三大栄養素である炭水化物、脂質、蛋白質のうち、炭水化物で、私達の消化酵素によって消化されるものは『糖質』、消化できないものは『食物繊維』になります。
水溶性食物繊維と不溶性食物繊維
食物繊維は、水に溶けるか溶けないかで、『水溶性食物繊維』と『不溶性食物繊維』に分けることができます。
『水溶性食物繊維』と『不溶性食物繊維』も、消化吸収されずに大腸まで到達するというところは同じですが、生理作用としては大きく異なります。
『不溶性食物繊維』は、大腸の粘膜を刺激して水分や粘液の分泌を促すことにより、便のかさを増し、やわらかくすることから、便秘解消に役立ちます。
ただ、過敏性腸症候群(IBS)の人ではかえって症状が悪化するおそれがあるため注意が必要です。
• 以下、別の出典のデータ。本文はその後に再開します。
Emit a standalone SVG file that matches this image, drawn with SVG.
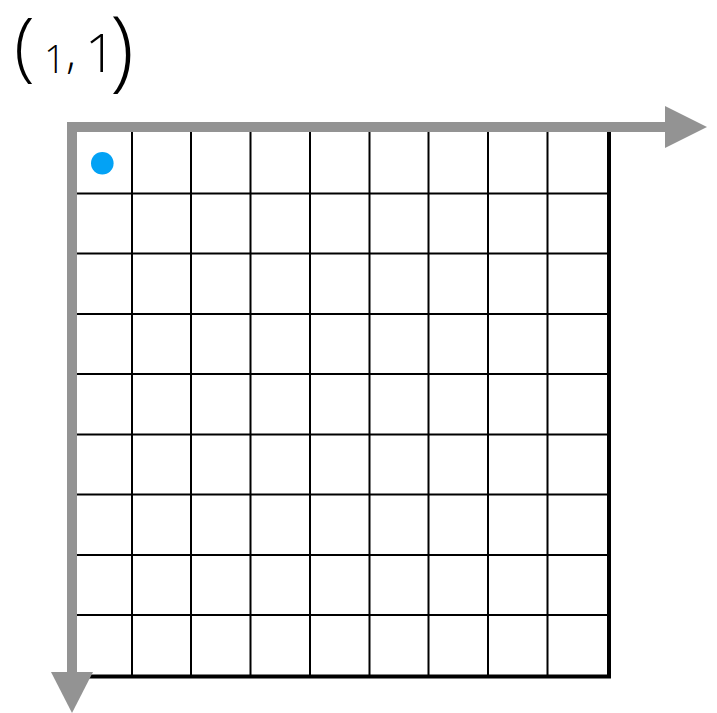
<svg xmlns="http://www.w3.org/2000/svg" width="717" height="713" viewBox="0 0 717 713">
<style>
.grid line{stroke:#000;stroke-width:2}
.border{stroke:#000;stroke-width:4;fill:none}
.axis{stroke:#939393;stroke-width:10;fill:none}
.head{fill:#939393}
.lbl{font-family:"Open Sans","Liberation Sans",sans-serif;font-weight:300;fill:#000}
</style>
<rect width="717" height="713" fill="#fff"/>
<g id="grid" class="grid">
<line x1="72" y1="193.5" x2="608" y2="193.5"/>
<line x1="72" y1="253.5" x2="608" y2="253.5"/>
<line x1="72" y1="314" x2="608" y2="314"/>
<line x1="72" y1="374" x2="608" y2="374"/>
<line x1="72" y1="434.5" x2="608" y2="434.5"/>
<line x1="72" y1="494.5" x2="608" y2="494.5"/>
<line x1="72" y1="555" x2="608" y2="555"/>
<line x1="72" y1="615" x2="608" y2="615"/>
<line x1="132" y1="127" x2="132" y2="676"/>
<line x1="191" y1="127" x2="191" y2="676"/>
<line x1="250.5" y1="127" x2="250.5" y2="676"/>
<line x1="310" y1="127" x2="310" y2="676"/>
<line x1="369.5" y1="127" x2="369.5" y2="676"/>
<line x1="428.5" y1="127" x2="428.5" y2="676"/>
<line x1="488" y1="127" x2="488" y2="676"/>
<line x1="547.5" y1="127" x2="547.5" y2="676"/>
</g>
<g id="border">
<polyline class="border" points="609,127 609,676.5 72,676.5"/>
</g>
<g id="axes">
<polyline class="axis" points="72,674 72,127 667,127"/>
<polygon class="head" points="665,106 707,127 665,148"/>
<polygon class="head" points="51,672 93,672 72,713"/>
</g>
<g id="point">
<circle cx="102.3" cy="163.3" r="11.3" fill="#03a2f5"/>
</g>
<g id="label">
<text class="lbl"><tspan x="14" y="72" font-size="76">(</tspan><tspan x="44" y="73" font-size="38">1</tspan><tspan x="66" y="68" font-size="46">,</tspan><tspan x="85" y="72" font-size="54">1</tspan><tspan x="110" y="80" font-size="88">)</tspan></text>
</g>
</svg>
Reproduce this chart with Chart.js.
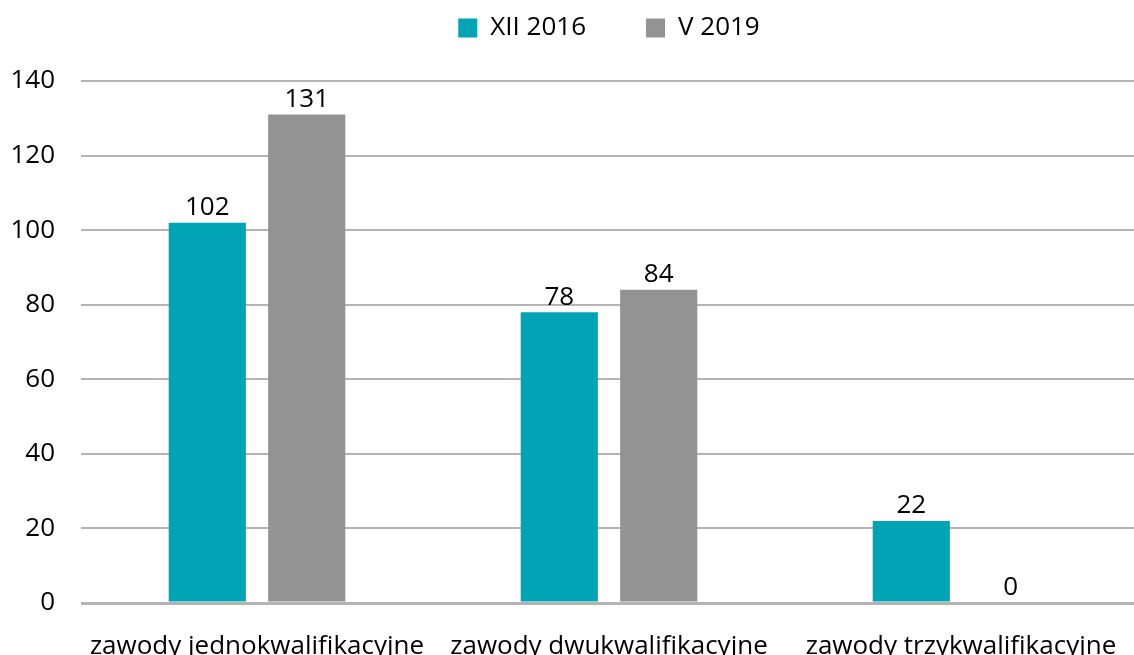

一方、『水溶性食物繊維』は、水に溶けてゲル化して、糖の消化吸収速度を遅くする働きがあるため、血糖の急激な上昇を抑えたり、コレステロールやナトリウムの吸収を阻害する作用があります。
また、ゲル化することで便の水分量を高め、便のかさを増す働きもあります。
不溶性食物繊維を多く摂取するには
不溶性食物繊維は、糸状でザラザラしていますが、どんなものに多く含まれているのかというと、穀類、野菜、コンニャク、きのこ、豆類、ナッツなどを種実類に多く含まれています。
主な不溶性食物繊維
『キチン』は、自然界においては、セルロースに次いで多く存在する多糖類で、カニやエビといった甲殻類や節足動物、きのこ等に多く含まれています。
『キチン』は、免疫力強化、脂質異常の改善などに効果があるとされていて、甲殻類の殻などから精製されていますが、ヒトでの効果はまだ十分には検証されていません。
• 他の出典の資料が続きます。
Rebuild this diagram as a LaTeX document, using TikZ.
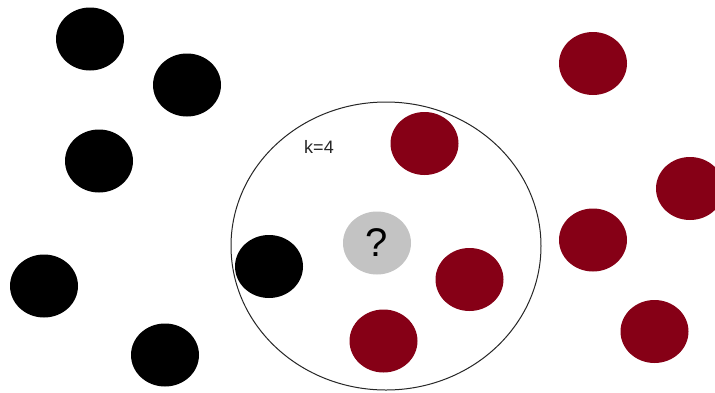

『キトサン』もお、カニやエビの甲殻類に多く含まれていて、甲殻類の外骨格から得られたキチンからアセチル気を外す脱アセチル化をして精製します。
『キトサン』を精製する過程において、完全に脱アセチル化することは難しく、精製してもキチンが2~3割残ってしまうため、一般には「キチン・キトサン」などとして健康食品になっていたりします。
『キトサン』は非常に用途が広く、食物に増粘性を持たせるための増粘多糖として、また化粧品に利用されたり、繊維中に練り込まれたり、治療用の創傷保護材などにも使われるほか、人工皮膚などにも利用されています。
『リグニン』は、木材の導管や仮導管などの木化に深く関与していて、木材を意味するラテン語である lignum が由来になっています。
『リグニン』は、木材中では20~30%を占めています。
『リグニン』は、腸管内の残留物の排出を促す働きがあり、食品では、亜麻の主旨、根菜類、小麦ふすまなどに多く含まれています。